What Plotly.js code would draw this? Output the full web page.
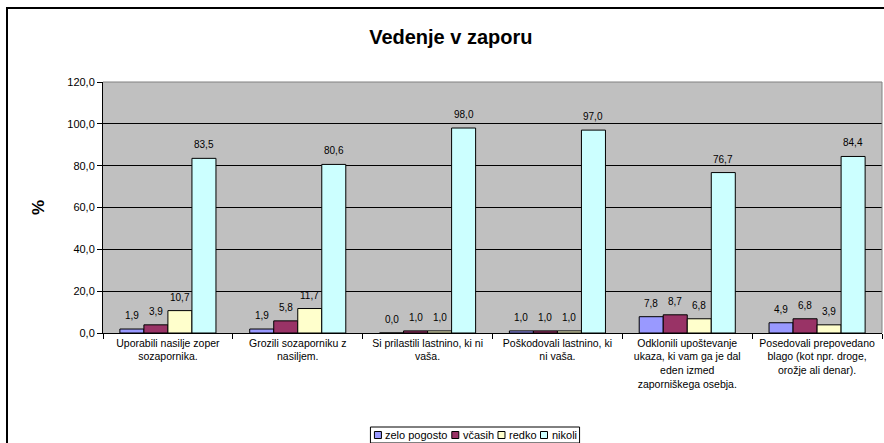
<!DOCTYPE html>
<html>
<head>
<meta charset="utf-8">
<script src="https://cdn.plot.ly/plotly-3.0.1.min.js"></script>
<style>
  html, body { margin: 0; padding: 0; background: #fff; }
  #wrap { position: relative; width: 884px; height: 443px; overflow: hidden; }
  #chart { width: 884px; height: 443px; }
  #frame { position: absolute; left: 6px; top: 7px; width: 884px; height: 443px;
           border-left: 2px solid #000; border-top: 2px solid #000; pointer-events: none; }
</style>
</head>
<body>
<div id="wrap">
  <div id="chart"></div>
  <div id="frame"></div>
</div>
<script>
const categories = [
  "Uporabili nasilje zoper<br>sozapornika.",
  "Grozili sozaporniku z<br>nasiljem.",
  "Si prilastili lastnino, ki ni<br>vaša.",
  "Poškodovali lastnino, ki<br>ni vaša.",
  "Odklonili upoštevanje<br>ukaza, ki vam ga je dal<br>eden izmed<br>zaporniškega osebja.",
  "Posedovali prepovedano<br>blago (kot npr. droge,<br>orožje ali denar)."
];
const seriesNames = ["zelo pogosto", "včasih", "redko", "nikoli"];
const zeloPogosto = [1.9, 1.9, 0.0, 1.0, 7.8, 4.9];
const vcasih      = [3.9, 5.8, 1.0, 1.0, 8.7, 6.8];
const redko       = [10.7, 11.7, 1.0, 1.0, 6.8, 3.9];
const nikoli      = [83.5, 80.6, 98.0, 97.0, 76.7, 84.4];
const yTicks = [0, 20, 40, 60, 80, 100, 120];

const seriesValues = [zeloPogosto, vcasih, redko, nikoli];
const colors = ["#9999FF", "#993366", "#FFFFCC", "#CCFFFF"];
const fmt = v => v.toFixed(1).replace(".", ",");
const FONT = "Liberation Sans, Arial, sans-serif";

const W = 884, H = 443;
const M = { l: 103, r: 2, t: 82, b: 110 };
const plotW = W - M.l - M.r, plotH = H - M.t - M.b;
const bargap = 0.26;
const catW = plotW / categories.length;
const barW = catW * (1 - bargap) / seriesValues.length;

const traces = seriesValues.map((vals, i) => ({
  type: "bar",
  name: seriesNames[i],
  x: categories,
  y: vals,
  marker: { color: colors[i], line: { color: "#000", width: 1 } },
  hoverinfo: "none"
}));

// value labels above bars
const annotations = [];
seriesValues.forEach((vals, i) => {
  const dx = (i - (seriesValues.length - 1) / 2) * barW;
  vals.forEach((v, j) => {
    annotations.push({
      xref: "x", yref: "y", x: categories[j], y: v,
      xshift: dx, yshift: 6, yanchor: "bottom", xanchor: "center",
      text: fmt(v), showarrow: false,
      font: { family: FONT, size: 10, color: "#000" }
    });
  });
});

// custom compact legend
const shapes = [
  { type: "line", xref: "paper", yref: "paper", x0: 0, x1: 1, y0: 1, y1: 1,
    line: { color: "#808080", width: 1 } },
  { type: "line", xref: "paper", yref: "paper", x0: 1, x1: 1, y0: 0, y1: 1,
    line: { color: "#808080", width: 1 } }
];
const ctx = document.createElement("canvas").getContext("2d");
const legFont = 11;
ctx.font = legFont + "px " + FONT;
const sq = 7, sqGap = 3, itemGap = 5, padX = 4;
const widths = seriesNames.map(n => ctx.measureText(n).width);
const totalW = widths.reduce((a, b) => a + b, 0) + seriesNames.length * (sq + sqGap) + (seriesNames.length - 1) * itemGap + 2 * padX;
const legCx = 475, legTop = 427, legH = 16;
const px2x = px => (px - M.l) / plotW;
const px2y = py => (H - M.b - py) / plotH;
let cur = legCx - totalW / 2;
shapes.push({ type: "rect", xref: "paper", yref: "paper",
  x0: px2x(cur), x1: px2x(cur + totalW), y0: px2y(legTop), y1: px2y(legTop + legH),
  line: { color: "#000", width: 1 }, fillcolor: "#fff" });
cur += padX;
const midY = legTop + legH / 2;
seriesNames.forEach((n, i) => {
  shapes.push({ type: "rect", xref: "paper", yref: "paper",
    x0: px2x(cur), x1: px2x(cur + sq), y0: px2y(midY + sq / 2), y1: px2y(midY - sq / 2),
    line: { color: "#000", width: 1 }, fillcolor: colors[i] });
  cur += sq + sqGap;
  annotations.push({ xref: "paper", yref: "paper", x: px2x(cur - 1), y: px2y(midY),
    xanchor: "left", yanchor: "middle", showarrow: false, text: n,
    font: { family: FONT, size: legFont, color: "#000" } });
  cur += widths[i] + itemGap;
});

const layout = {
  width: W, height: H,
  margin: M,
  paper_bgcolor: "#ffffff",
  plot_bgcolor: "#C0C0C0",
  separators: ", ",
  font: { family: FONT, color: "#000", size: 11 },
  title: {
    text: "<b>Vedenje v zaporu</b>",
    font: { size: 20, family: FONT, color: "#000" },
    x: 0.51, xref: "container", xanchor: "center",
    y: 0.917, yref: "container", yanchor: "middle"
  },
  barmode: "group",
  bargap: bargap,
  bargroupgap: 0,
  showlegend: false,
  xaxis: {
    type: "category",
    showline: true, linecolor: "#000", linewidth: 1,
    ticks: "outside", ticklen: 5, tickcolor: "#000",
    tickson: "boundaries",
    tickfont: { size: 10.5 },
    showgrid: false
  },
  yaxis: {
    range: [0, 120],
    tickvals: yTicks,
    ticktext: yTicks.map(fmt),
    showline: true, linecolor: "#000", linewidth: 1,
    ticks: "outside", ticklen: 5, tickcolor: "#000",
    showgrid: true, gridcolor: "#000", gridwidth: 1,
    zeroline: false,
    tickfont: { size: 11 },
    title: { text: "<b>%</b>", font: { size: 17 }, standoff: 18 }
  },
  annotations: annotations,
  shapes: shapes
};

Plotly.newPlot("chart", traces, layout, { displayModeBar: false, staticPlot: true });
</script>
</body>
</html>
---
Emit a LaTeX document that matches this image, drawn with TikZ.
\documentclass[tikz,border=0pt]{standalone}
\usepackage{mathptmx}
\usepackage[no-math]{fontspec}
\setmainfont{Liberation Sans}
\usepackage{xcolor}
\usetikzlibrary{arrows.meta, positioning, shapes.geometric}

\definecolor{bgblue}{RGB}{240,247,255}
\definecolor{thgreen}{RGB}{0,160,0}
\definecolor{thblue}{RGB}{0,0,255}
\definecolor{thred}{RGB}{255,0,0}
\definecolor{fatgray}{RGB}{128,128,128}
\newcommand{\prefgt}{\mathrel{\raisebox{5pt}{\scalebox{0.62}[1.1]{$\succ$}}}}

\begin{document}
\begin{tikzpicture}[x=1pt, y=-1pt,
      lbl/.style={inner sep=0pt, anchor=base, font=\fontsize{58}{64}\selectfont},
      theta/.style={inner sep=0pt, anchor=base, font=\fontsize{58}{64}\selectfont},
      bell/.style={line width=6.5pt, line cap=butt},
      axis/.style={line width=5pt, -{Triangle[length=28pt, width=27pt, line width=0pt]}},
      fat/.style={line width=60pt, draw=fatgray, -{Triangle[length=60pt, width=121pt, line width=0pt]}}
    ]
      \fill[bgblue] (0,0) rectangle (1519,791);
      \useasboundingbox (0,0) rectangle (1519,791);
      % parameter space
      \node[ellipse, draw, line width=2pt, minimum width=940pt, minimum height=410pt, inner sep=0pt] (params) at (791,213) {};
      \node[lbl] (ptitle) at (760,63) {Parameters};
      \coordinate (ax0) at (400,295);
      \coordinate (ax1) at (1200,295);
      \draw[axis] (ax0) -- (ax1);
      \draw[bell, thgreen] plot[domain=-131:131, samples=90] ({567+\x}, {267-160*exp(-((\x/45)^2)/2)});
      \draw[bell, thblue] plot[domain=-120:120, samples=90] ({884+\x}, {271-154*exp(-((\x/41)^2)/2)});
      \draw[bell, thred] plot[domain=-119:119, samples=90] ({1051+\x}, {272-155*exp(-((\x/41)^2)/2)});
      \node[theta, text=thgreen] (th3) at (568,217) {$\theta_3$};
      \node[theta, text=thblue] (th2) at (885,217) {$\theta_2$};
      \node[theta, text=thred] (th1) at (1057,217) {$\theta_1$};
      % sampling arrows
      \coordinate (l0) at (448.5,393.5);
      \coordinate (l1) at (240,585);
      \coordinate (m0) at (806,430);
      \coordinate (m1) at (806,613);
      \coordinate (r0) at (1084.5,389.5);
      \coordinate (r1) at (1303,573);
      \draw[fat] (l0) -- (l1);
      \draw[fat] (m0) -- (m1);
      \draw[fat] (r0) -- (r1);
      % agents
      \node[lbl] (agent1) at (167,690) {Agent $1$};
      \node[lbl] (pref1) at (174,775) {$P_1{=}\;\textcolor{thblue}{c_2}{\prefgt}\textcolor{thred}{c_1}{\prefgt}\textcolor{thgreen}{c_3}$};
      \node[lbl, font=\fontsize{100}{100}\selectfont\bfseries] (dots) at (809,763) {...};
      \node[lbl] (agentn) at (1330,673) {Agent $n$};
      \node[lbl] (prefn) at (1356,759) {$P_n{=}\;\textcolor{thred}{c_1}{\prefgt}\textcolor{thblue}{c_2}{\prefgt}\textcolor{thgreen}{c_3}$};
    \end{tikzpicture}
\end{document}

TASK REQUIREMENTS
Go through the records above, find every line with the word "this", and list those lines.

SOLVED PROBLEM
What Plotly.js code would draw this? Output the full web page.
Emit a LaTeX document that matches this image, drawn with TikZ.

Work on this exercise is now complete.